If you are a newsletter subscriber of mine, then you have gotten my personal note on how I spent Independence Day. If you have not received it, let me give you a super short summary of this year's Independence Day in Israel: fires everywhere and all parties cancelled.


I had just experienced the big Spanish blackout on April 28, and here I was two days later. It felt depressing.


I sat down on the balcony and opened a poetry book. I so strongly felt my connection to the words, it surprised me, and yet I remembered why I fell in love with Hebrew in the first place.

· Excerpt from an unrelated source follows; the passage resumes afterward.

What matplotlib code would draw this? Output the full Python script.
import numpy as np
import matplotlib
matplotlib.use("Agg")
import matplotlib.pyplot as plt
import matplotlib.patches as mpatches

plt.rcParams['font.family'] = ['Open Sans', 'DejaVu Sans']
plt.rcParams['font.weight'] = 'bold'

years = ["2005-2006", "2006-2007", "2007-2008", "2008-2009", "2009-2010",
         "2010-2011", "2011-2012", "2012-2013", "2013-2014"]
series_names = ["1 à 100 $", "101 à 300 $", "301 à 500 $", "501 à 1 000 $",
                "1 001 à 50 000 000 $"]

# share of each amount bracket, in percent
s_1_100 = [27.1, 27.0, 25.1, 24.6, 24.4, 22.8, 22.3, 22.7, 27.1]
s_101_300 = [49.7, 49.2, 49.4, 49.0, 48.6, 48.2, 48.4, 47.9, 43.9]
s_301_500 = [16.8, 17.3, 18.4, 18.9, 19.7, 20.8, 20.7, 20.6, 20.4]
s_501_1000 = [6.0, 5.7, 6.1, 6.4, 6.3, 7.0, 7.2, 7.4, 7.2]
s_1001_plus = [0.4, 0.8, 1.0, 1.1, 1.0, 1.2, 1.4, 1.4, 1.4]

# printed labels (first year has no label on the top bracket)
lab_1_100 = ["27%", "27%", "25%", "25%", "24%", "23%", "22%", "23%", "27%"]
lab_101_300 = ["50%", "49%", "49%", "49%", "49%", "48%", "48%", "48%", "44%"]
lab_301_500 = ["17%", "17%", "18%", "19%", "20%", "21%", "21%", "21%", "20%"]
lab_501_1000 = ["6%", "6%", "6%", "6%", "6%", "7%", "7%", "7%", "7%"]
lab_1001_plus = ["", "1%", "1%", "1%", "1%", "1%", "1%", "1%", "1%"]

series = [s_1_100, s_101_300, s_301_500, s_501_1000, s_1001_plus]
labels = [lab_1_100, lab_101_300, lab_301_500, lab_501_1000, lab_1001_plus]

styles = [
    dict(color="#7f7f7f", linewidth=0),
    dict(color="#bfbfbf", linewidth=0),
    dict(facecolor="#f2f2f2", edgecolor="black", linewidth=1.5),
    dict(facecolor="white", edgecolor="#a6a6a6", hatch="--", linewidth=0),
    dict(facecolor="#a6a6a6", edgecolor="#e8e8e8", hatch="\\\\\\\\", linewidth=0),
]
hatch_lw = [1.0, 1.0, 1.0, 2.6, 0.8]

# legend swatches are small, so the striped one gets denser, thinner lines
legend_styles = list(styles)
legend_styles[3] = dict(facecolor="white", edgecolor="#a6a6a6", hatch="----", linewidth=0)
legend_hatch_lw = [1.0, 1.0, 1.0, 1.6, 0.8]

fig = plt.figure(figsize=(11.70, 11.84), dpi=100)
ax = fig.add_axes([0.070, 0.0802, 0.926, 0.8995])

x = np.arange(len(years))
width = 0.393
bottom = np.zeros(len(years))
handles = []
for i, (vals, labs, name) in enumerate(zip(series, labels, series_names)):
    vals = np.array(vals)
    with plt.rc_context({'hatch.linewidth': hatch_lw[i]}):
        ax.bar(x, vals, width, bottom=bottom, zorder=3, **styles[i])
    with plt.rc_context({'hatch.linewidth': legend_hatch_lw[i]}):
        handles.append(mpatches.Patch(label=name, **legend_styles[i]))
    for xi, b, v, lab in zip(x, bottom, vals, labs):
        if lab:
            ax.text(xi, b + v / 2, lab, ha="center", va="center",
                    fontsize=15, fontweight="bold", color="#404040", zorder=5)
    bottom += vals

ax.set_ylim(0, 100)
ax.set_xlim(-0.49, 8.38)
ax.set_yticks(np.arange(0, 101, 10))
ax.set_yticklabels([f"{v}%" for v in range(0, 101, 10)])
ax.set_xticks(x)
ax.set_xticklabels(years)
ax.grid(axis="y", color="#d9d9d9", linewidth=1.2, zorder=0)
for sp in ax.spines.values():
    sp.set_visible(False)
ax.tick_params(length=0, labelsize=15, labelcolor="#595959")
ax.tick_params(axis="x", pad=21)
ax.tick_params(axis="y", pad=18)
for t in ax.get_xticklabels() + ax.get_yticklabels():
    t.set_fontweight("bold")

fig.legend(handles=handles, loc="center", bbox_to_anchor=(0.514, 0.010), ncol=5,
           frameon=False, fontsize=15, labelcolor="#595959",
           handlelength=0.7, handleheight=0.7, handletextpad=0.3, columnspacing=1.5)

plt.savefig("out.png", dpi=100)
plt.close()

Here is the poem that gave me strength:


“Ein Yahav” (עֵין יַהַב) by Yehuda Amichai – Hope in the Desert

עֵין יַהַב


נְסִיעָה לֵילִית לְעֵין יַהַב בָּעֲרָבָה

נְסִיעָה בַּגֶּשֶׁם. כֵּן, בַּגֶּשֶׁם.

שָׁם פָּגַשְׁתִּי אֲנָשִׁים שֶׁמְּגַדְּלִים תְּמָרִים.

שָׁם רָאִיתִי עֲצֵי אֶשֶׁל וַעֲצֵי שִׁיטָה.

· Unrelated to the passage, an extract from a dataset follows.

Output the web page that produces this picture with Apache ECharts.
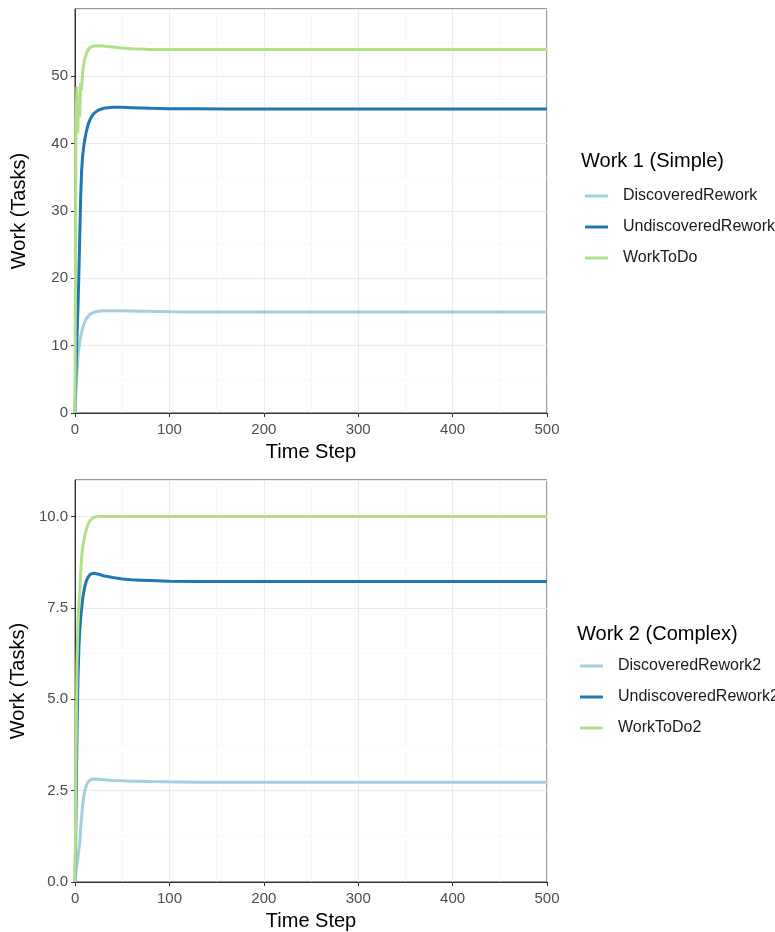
<!DOCTYPE html>
<html>
<head>
<meta charset="utf-8">
<script src="https://cdn.jsdelivr.net/npm/echarts@6/dist/echarts.min.js"></script>
<style>
html, body { margin: 0; padding: 0; background: #fff; }
#main { width: 775px; height: 932px; }
</style>
</head>
<body>
<div id="main"></div>
<script>
// time steps sampled from the simulation
var timeSteps = [0, 1, 2, 3, 4, 5, 6, 7, 8, 9, 10, 12, 14, 16, 18, 20, 25, 30, 40, 50, 60, 70, 80, 100, 130, 160, 200, 300, 400, 500];

// Work 1 (Simple)
var discoveredRework = [0, 3, 6, 8, 9.5, 10.5, 11.3, 12, 12.5, 13, 13.4, 14, 14.4, 14.7, 14.85, 14.95, 15.1, 15.2, 15.2, 15.2, 15.15, 15.1, 15.1, 15.05, 15, 15, 15, 15, 15, 15];
var undiscoveredRework = [0, 6, 11, 15, 20, 26, 32, 36, 38, 39.3, 40.3, 41.8, 42.9, 43.6, 44.1, 44.5, 45, 45.25, 45.4, 45.4, 45.35, 45.3, 45.25, 45.2, 45.2, 45.15, 45.15, 45.15, 45.15, 45.15];
var workToDo = [0, 42, 48.5, 41.5, 47, 44, 49, 48, 50.5, 51.5, 52.5, 53.3, 54, 54.3, 54.45, 54.5, 54.55, 54.5, 54.35, 54.2, 54.1, 54.05, 54, 54, 54, 54, 54, 54, 54, 54];

// Work 2 (Complex)
var discoveredRework2 = [0, 0.3, 0.45, 0.65, 0.9, 1.1, 1.5, 1.8, 2.1, 2.3, 2.45, 2.65, 2.75, 2.8, 2.82, 2.82, 2.81, 2.8, 2.78, 2.77, 2.76, 2.76, 2.75, 2.74, 2.73, 2.73, 2.73, 2.73, 2.73, 2.73];
var undiscoveredRework2 = [0, 2, 4, 5.5, 6.4, 6.9, 7.25, 7.5, 7.75, 7.9, 8.05, 8.25, 8.35, 8.42, 8.45, 8.45, 8.42, 8.38, 8.33, 8.29, 8.27, 8.26, 8.25, 8.23, 8.22, 8.22, 8.22, 8.22, 8.22, 8.22];
var workToDo2 = [0, 3.5, 6, 7, 7.6, 8, 8.5, 8.9, 9.15, 9.3, 9.45, 9.65, 9.8, 9.9, 9.95, 9.98, 10, 10, 10, 10, 10, 10, 10, 10, 10, 10, 10, 10, 10, 10];

var xTicks = [0, 100, 200, 300, 400, 500];
var yTicks1 = [0, 10, 20, 30, 40, 50];
var yTicks2 = [0, 2.5, 5, 7.5, 10];

var colors = ['#A6CEE3', '#1F78B4', '#B2DF8A'];
var font = 'Liberation Sans, Arial, sans-serif';

function pairs(values) {
    return timeSteps.map(function (t, i) { return [t, values[i]]; });
}

function xAxis(idx) {
    return {
        type: 'value', gridIndex: idx, min: xTicks[0], max: xTicks[xTicks.length - 1],
        interval: xTicks[1] - xTicks[0],
        name: 'Time Step', nameLocation: 'middle', nameGap: 29,
        nameTextStyle: { fontFamily: font, fontSize: 20, color: '#000' },
        axisLine: { show: true, onZero: false, lineStyle: { color: '#333', width: 1 } },
        axisTick: { show: true, length: 4, lineStyle: { color: '#333' } },
        axisLabel: { margin: 9, fontFamily: font, fontSize: 15, color: '#4D4D4D' },
        splitLine: { show: true, lineStyle: { color: '#EBEBEB', width: 1.1 } },
        minorTick: { show: false, splitNumber: 2 },
        minorSplitLine: { show: true, lineStyle: { color: '#F5F5F5', width: 0.6 } }
    };
}

function yAxis(idx, ticks, max, dec) {
    return {
        type: 'value', gridIndex: idx, min: 0, max: max, interval: ticks[1] - ticks[0],
        name: 'Work (Tasks)', nameLocation: 'middle', nameGap: 46,
        nameTextStyle: { fontFamily: font, fontSize: 20, color: '#000' },
        axisLine: { show: true, onZero: false, lineStyle: { color: '#333', width: 1 } },
        axisTick: { show: true, length: 4, lineStyle: { color: '#333' } },
        axisLabel: {
            margin: 7, fontFamily: font, fontSize: 15, color: '#4D4D4D', showMaxLabel: false,
            formatter: function (v) { return v.toFixed(dec); }
        },
        splitLine: { show: true, lineStyle: { color: '#EBEBEB', width: 1.1 } },
        minorTick: { show: false, splitNumber: 2 },
        minorSplitLine: { show: true, lineStyle: { color: '#F5F5F5', width: 0.6 } }
    };
}

function line(name, values, idx, color) {
    return {
        name: name, type: 'line', xAxisIndex: idx, yAxisIndex: idx,
        data: pairs(values), showSymbol: false, symbol: 'none',
        lineStyle: { color: color, width: 3 }, itemStyle: { color: color },
        smooth: false, z: 3
    };
}

function legend(names, left, top) {
    return {
        data: names, orient: 'vertical', left: left, top: top, padding: 0,
        icon: 'rect', itemWidth: 23, itemHeight: 3, itemGap: 13,
        textStyle: { fontFamily: font, fontSize: 16, color: '#1A1A1A', lineHeight: 18, padding: [0, 0, 0, 10] }
    };
}

var myChart = echarts.init(document.getElementById('main'));
var option = {
    animation: false,
    color: colors,
    title: [
        { text: 'Work 1 (Simple)', left: 581, top: 151, padding: 0, textStyle: { fontFamily: font, fontSize: 20, fontWeight: 'normal', color: '#000' } },
        { text: 'Work 2 (Complex)', left: 577, top: 624, padding: 0, textStyle: { fontFamily: font, fontSize: 20, fontWeight: 'normal', color: '#000' } }
    ],
    legend: [
        legend(['DiscoveredRework', 'UndiscoveredRework', 'WorkToDo'], 585, 187),
        legend(['DiscoveredRework2', 'UndiscoveredRework2', 'WorkToDo2'], 580, 657)
    ],
    grid: [
        { left: 75, top: 9, width: 472, height: 404, show: true, borderColor: '#333', borderWidth: 1, backgroundColor: '#fff' },
        { left: 75, top: 480, width: 472, height: 404, show: true, borderColor: '#333', borderWidth: 1, backgroundColor: '#fff' }
    ],
    xAxis: [xAxis(0), xAxis(1)],
    yAxis: [yAxis(0, yTicks1, 60, 0), yAxis(1, yTicks2, 11, 1)],
    series: [
        line('DiscoveredRework', discoveredRework, 0, colors[0]),
        line('UndiscoveredRework', undiscoveredRework, 0, colors[1]),
        line('WorkToDo', workToDo, 0, colors[2]),
        line('DiscoveredRework2', discoveredRework2, 1, colors[0]),
        line('UndiscoveredRework2', undiscoveredRework2, 1, colors[1]),
        line('WorkToDo2', workToDo2, 1, colors[2])
    ]
};
myChart.setOption(option);
window.addEventListener('resize', function () { myChart.resize(); });
</script>
</body>
</html>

שָׁם רָאִיתִי תִּקְוָוה דּוֹקְרָנִית כְּמוֹ תַּיִל דּוֹקְרָנִי.

וְאָמַרְתִּי בְּלִבִּי: אֱמֶת, הַתִּקְוָוה צְרִיכָה לִהְיוֹת

כְּמוֹ תַּיִל כְּדֵי לְהָגֵן עָלֵינוּ מִן הַיֵּיאוּשׁ.

הַתִּקְוָוה צְרִיכָה לִהְיוֹת שְׂדֵה מוֹקְשִׁים.



English Translation

Ein Yahan

A night drive to Ein Yahav in the Arabah.

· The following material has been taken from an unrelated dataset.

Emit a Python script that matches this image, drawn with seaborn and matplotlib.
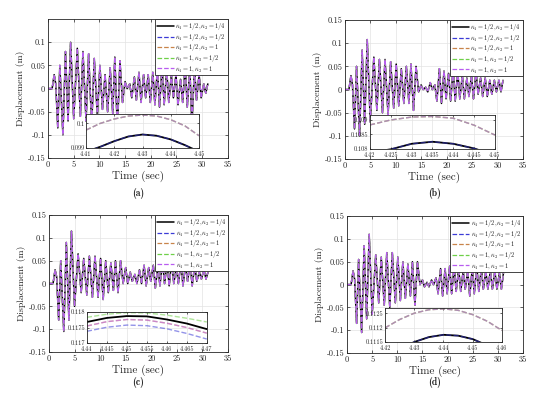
import matplotlib
matplotlib.use("Agg")
import matplotlib.pyplot as plt
import seaborn as sns

# extremum times (s) shared by the four records
time_s = [0.0, 0.8, 1.2, 1.5, 1.9, 2.3, 2.9, 3.4, 3.9, 4.4, 5.0, 5.7, 6.3, 6.8,
          7.4, 7.9, 8.5, 9.0, 9.6, 10.1, 10.6, 11.1, 11.6, 12.1, 12.6, 13.0,
          13.5, 14.0, 14.5, 15.0, 15.4, 15.9, 16.3, 16.8, 17.2, 17.7, 18.1,
          18.6, 19.0, 19.5, 19.9, 20.4, 20.8, 21.3, 21.7, 22.2, 22.6, 23.1,
          23.5, 24.0, 24.4, 24.9, 25.3, 25.8, 26.2, 26.7, 27.1, 27.6, 28.0,
          28.5, 28.9, 29.4, 29.8, 30.3, 30.7, 31.1]

disp_a = [0, 0, 0.03, 0.01, -0.085, 0.05, -0.1, 0.08, -0.07, 0.1, -0.065, 0.087,
          -0.06, 0.08, -0.07, 0.075, -0.08, 0.065, -0.06, 0.05, -0.045, 0.03,
          -0.05, 0.045, -0.055, 0.068, -0.09, 0.06, -0.03, 0.015, 0.0, 0.01,
          -0.02, 0.025, -0.025, 0.035, -0.03, 0.03, -0.02, 0.03, -0.03, 0.035,
          -0.035, 0.045, -0.04, 0.05, -0.035, 0.04, -0.03, 0.03, -0.02, 0.03,
          -0.035, 0.02, -0.03, 0.05, -0.04, 0.045, -0.08, 0.045, -0.025, 0.03,
          -0.02, 0.01, -0.01, 0.01]
disp_b = [0, 0, 0.03, 0.01, -0.085, 0.05, -0.1, 0.085, -0.075, 0.108, -0.07,
          0.07, -0.045, 0.065, -0.05, 0.065, -0.055, 0.06, -0.04, 0.055, -0.035,
          0.045, -0.03, 0.05, -0.03, 0.055, -0.045, 0.05, -0.005, 0.01, 0.0,
          0.005, -0.005, 0.015, 0.0, 0.01, -0.025, 0.045, -0.03, 0.04, -0.02,
          0.035, -0.025, 0.045, -0.025, 0.04, -0.02, 0.03, -0.02, 0.025, -0.015,
          0.03, -0.02, 0.04, -0.01, 0.025, -0.015, 0.025, -0.015, 0.02, -0.01,
          0.02, -0.005, 0.02, -0.005, 0.02]
disp_c = [0, 0, 0.03, 0.015, -0.08, 0.05, -0.105, 0.09, -0.08, 0.115, -0.05,
          0.065, -0.02, 0.055, -0.025, 0.06, -0.03, 0.06, -0.03, 0.055, -0.035,
          0.05, -0.02, 0.045, -0.015, 0.05, -0.02, 0.05, 0.0, 0.035, 0.0, 0.025,
          0.005, 0.02, 0.0, 0.03, 0.0, 0.04, -0.005, 0.035, 0.005, 0.04, -0.01,
          0.04, -0.005, 0.05, 0.0, 0.045, -0.005, 0.05, 0.0, 0.035, 0.0, 0.045,
          -0.005, 0.04, 0.005, 0.045, -0.005, 0.04, 0.005, 0.025, 0.01, 0.03,
          0.01, 0.025]
disp_d = [0, 0, 0.03, 0.012, -0.085, 0.055, -0.105, 0.085, -0.075, 0.11, -0.065,
          0.065, -0.04, 0.06, -0.045, 0.07, -0.05, 0.07, -0.04, 0.06, -0.035,
          0.05, -0.03, 0.045, -0.025, 0.05, -0.045, 0.05, 0.0, 0.01, -0.005,
          0.005, -0.005, 0.01, 0.0, 0.015, -0.02, 0.035, -0.025, 0.035, -0.02,
          0.04, -0.02, 0.04, -0.015, 0.035, -0.015, 0.03, -0.01, 0.03, -0.025,
          0.035, -0.02, 0.04, -0.015, 0.035, -0.01, 0.03, -0.01, 0.03, -0.01,
          0.03, -0.01, 0.025, -0.01, 0.025]

cases = [r'$\kappa_1 = 1/2, \kappa_2 = 1/4$', r'$\kappa_1 = 1/2, \kappa_2 = 1/2$',
         r'$\kappa_1 = 1/2, \kappa_2 = 1$', r'$\kappa_1 = 1, \kappa_2 = 1/2$',
         r'$\kappa_1 = 1, \kappa_2 = 1$']
case_colors = ['#000000', '#3b3bd6', '#c8844a', '#6fd048', '#b85cf0']
case_styles = ['-', '--', '--', '--', '--']

main_xticks = [0, 5, 10, 15, 20, 25, 30, 35]
main_yticks = [-0.15, -0.1, -0.05, 0, 0.05, 0.1, 0.15]
main_ylabels = ['-0.15', '-0.1', '-0.05', '0', '0.05', '0.1', '0.15']

# zoom near the largest peak
ins_a_t = [4.41, 4.415, 4.42, 4.425, 4.43, 4.435, 4.44, 4.445, 4.45]
ins_a_up = [0.09973, 0.10000, 0.10018, 0.10030, 0.10034, 0.10030, 0.10015, 0.09990, 0.09950]
ins_a_lo = [0.09885, 0.09905, 0.09928, 0.09947, 0.09955, 0.09950, 0.09935, 0.09912, 0.09885]

ins_b_t = [4.42, 4.425, 4.43, 4.435, 4.44, 4.445, 4.45]
ins_b_up = [0.10883, 0.10900, 0.10910, 0.10912, 0.10906, 0.10882, 0.10848]
ins_b_lo = [0.10788, 0.10799, 0.10818, 0.10825, 0.10818, 0.10802, 0.10778]

ins_c_t = [4.44, 4.445, 4.45, 4.455, 4.46, 4.465, 4.47]
ins_c_green = [0.11783, 0.11793, 0.11798, 0.11797, 0.11790, 0.11780, 0.11768]
ins_c_black = [0.11768, 0.11781, 0.11787, 0.11786, 0.11776, 0.11763, 0.11745]
ins_c_mid = [0.11755, 0.11769, 0.11776, 0.11774, 0.11764, 0.11750, 0.11732]
ins_c_blue = [0.11738, 0.11751, 0.11758, 0.11756, 0.11746, 0.11731, 0.11713]

ins_d_t = [4.42, 4.425, 4.43, 4.435, 4.44, 4.445, 4.45, 4.455, 4.46]
ins_d_up = [0.11199, 0.11228, 0.11250, 0.11262, 0.11265, 0.11260, 0.11245, 0.11222, 0.11190]
ins_d_lo = [0.11095, 0.11125, 0.11150, 0.11167, 0.11175, 0.11172, 0.11160, 0.11138, 0.11108]

panels = [
    dict(tag='(a)', disp=disp_a, main=[0.0873, 0.603, 0.327, 0.349], ylab_top=False,
         ins=[0.1564, 0.628, 0.2055, 0.0854], ins_t=ins_a_t,
         ins_v=[ins_a_lo, ins_a_lo, ins_a_up, ins_a_up, ins_a_up],
         ins_xt=['4.41', '4.42', '4.43', '4.44', '4.45'], ins_yt=['0.099', '0.1'],
         ins_ylim=(0.099, 0.10038), label_xy=(0.251, 0.515)),
    dict(tag='(b)', disp=disp_b, main=[0.627, 0.6005, 0.3236, 0.349], ylab_top=True,
         ins=[0.6727, 0.6256, 0.2273, 0.0854], ins_t=ins_b_t,
         ins_v=[ins_b_lo, ins_b_lo, ins_b_up, ins_b_up, ins_b_up],
         ins_xt=['4.42', '4.425', '4.43', '4.435', '4.44', '4.445', '4.45'],
         ins_yt=['0.108', '0.1085', '0.109'],
         ins_ylim=(0.108, 0.10917), label_xy=(0.791, 0.515)),
    dict(tag='(c)', disp=disp_c, main=[0.089, 0.1156, 0.3255, 0.344], ylab_top=True,
         ins=[0.158, 0.138, 0.218, 0.078], ins_t=ins_c_t,
         ins_v=[ins_c_black, ins_c_blue, ins_c_mid, ins_c_green, ins_c_mid],
         ins_xt=['4.44', '4.445', '4.45', '4.455', '4.46', '4.465', '4.47'],
         ins_yt=['0.117', '0.1175', '0.118'],
         ins_ylim=(0.117, 0.118), label_xy=(0.251, 0.038)),
    dict(tag='(d)', disp=disp_d, main=[0.631, 0.113, 0.32, 0.344], ylab_top=True,
         ins=[0.70, 0.1407, 0.2127, 0.0854], ins_t=ins_d_t,
         ins_v=[ins_d_lo, ins_d_lo, ins_d_up, ins_d_up, ins_d_up],
         ins_xt=['4.42', '4.43', '4.44', '4.45', '4.46'],
         ins_yt=['0.1115', '0.112', '0.1125'],
         ins_ylim=(0.1115, 0.11268), label_xy=(0.791, 0.038)),
]

sns.set_theme(style="whitegrid")
plt.rcParams['font.family'] = ['cmr10', 'DejaVu Serif']
plt.rcParams['mathtext.fontset'] = 'cm'
plt.rcParams['axes.unicode_minus'] = False

GRID = '#e3e3e3'
EDGE = '#262626'


def style_axes(ax, fs):
    ax.set_facecolor('white')
    ax.grid(True, color=GRID, lw=0.5)
    for s in ax.spines.values():
        s.set_color(EDGE)
        s.set_linewidth(0.6)
    ax.tick_params(direction='in', length=2, width=0.5, labelsize=fs, pad=2,
                   colors=EDGE, top=True, right=True, bottom=True, left=True,
                   labeltop=False, labelright=False)


fig = plt.figure(figsize=(5.5, 3.98), dpi=100)

for p in panels:
    ax = fig.add_axes(p['main'])
    for name, col, ls in zip(cases, case_colors, case_styles):
        sns.lineplot(x=time_s, y=p['disp'], ax=ax, color=col, linestyle=ls,
                     lw=1.1 if ls == '-' else 0.9, estimator=None, sort=False,
                     label=name)
    ax.set_xlim(0, 35)
    ax.set_ylim(-0.15, 0.15)
    ax.set_xticks(main_xticks)
    ax.set_xticklabels([str(v) for v in main_xticks])
    if p['ylab_top']:
        ax.set_yticks(main_yticks)
        ax.set_yticklabels(main_ylabels)
    else:
        ax.set_yticks(main_yticks[:-1])
        ax.set_yticklabels(main_ylabels[:-1])
    style_axes(ax, 6)
    ax.set_xlabel('Time (sec)', fontsize=8, labelpad=1)
    ax.set_ylabel('Displacement (m)', fontsize=7, labelpad=2)
    leg = ax.legend(loc='upper right', fontsize=4.6, frameon=True, fancybox=False,
                    framealpha=1, edgecolor=EDGE, borderaxespad=0, borderpad=0.25,
                    labelspacing=-0.02, handlelength=2.7, handletextpad=0.2,
                    handleheight=0.5)
    leg.get_frame().set_linewidth(0.6)
    leg.get_frame().set_facecolor('white')

    ins = fig.add_axes(p['ins'])
    for vals, col, ls in zip(p['ins_v'], case_colors, case_styles):
        sns.lineplot(x=p['ins_t'], y=vals, ax=ins, color=col, linestyle=ls,
                     lw=1.3 if ls == '-' else 1.0, estimator=None, sort=False,
                     legend=False, alpha=1 if ls == '-' else 0.55)
    xt = [float(v) for v in p['ins_xt']]
    yt = [float(v) for v in p['ins_yt']]
    ins.set_xlim(xt[0], xt[-1])
    ins.set_ylim(*p['ins_ylim'])
    ins.set_xticks(xt)
    ins.set_xticklabels(p['ins_xt'])
    ins.set_yticks(yt)
    ins.set_yticklabels(p['ins_yt'])
    style_axes(ins, 4.5)
    ins.tick_params(axis='y', pad=1, length=1.5)
    ins.tick_params(axis='x', pad=2.6, length=1.5)

    fig.text(p['label_xy'][0], p['label_xy'][1], p['tag'], family='cmb10',
             fontsize=7, ha='center', va='center')

fig.savefig('out.png', dpi=100)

A drive in the rain. Yes, in the rain.

There, I met people who grow date palms.

There, I saw great tamarisk trees and great risk trees

There, I saw hope barbed like barbed wire

And I said to myself: It is the truth. Hope must be

Like barbed wire to keep out our despair.

Hope must be a minefield.




Interpretation

Yehuda Amichai was a famous Israeli poet whose work combines personal and national experience. He is known for his lyrical voice and thoughts on love, war, and the human condition. Amichai emphasizes hope as something active and defensive in "Ein Yahav" by using images of the bleak desert. “Ein Yahav” is a small moshav in the southern Arava,


Image of Hope as Protection: Amichai famously compares hope to a barricade. He describes seeing "hope barbed like barbed wire" in his writing. This metaphor depicts hope as keen and protective, rather than soft and passive. Hope, like barbed wire, must "keep out … despair." Similarly, calling hope "a minefield" (שדה מוקשים) promotes the sense that hope entails danger yet is intended to protect. In other words, in times of crisis, people want a robust, watchful hope - one that discourages pessimism and stays resilient even when conditions are difficult.


Context of the Setting: The poem’s setting (a night drive through the rain in the Arava desert) underscores difficulty and vulnerability. Amid that harsh journey, the traveler meets date-farmers and sees trees and hope. The unexpected appearance of life (“people who grow date-palms,” “great tamarisk and acacia trees”) after rain shows renewal.


Meaning in Grieving Times: In the closing lines, Amichai declares: "Hope must be like wire to defend us from despair" and "Hope must be a minefield." This sobering but inspiring message provides solace during times of fear. It admits that setbacks and disasters (the "despair" and danger) exist, but stresses that hope must be powerful and proactive. For readers enduring national disasters or persecution, the poem emphasizes that we endure via a robust optimism that protects our souls.


Summary

Overall, “Ein Yahav” conveys that even in the darkest, most desperate moments (a storm at night, a desert land), a resilient hope can be found and must be nurtured. Amichai offers a vision of hope not as naive optimism, but as fortitude – something that defends the community’s spirit.